52% drop in server downtime for existing customers, measured directly on the platform and confirmed by the product team. The design decision that drove this was the predictive alert system. Users who previously reacted to crashes were now acting before them.
76% of beta users chose to continue on Autonomous after the beta period rather than revert to manual server management. Retention at the end of a beta tells you whether the product earned trust, not just interest.
41% increase in daily active users, measured on the platform. Users who had previously logged in only to check on problems were now engaging with monitoring and analytics features proactively.
3.69 out of 4 CSAT via in-app survey, collected at the end of the beta period.
Autonomous launched as one of Cloudways' flagship products following the $350M acquisition by DigitalOcean. It was the first major product shipped by the design team under DigitalOcean's ownership.


07 - The reflection
What I would do differently.
The biggest risk I took on this project was building on a single research finding. The insight that users wanted less control, not more, came from one researcher's interviews conducted during a separate project. It was a strong signal, but it was not independently validated before we committed to a design direction. On a project that ran for six to eight months, that is a significant risk. If the finding had been wrong, we would have discovered it very late. Today I would run a focused validation sprint before committing to any direction that fundamentally contradicts a natural user assumption. Two weeks of structured validation at the start is always cheaper than six months in the wrong direction.

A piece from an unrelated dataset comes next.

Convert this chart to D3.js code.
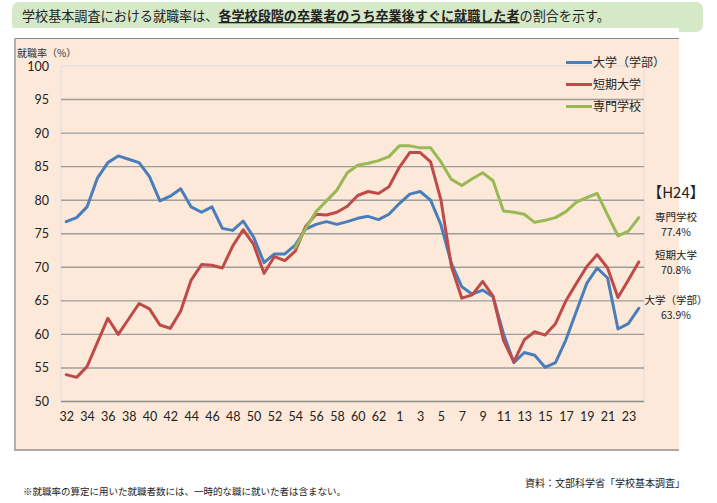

The second thing I would do differently is the customisation layer. We designed Autonomous for the non-technical majority and gave advanced users a limited path to deeper control. In hindsight, the advanced user group was larger and more vocal than our research suggested, and their needs deserved more considered design rather than a late addition. I would scope the advanced configuration flow properly from the start rather than treating it as an edge case.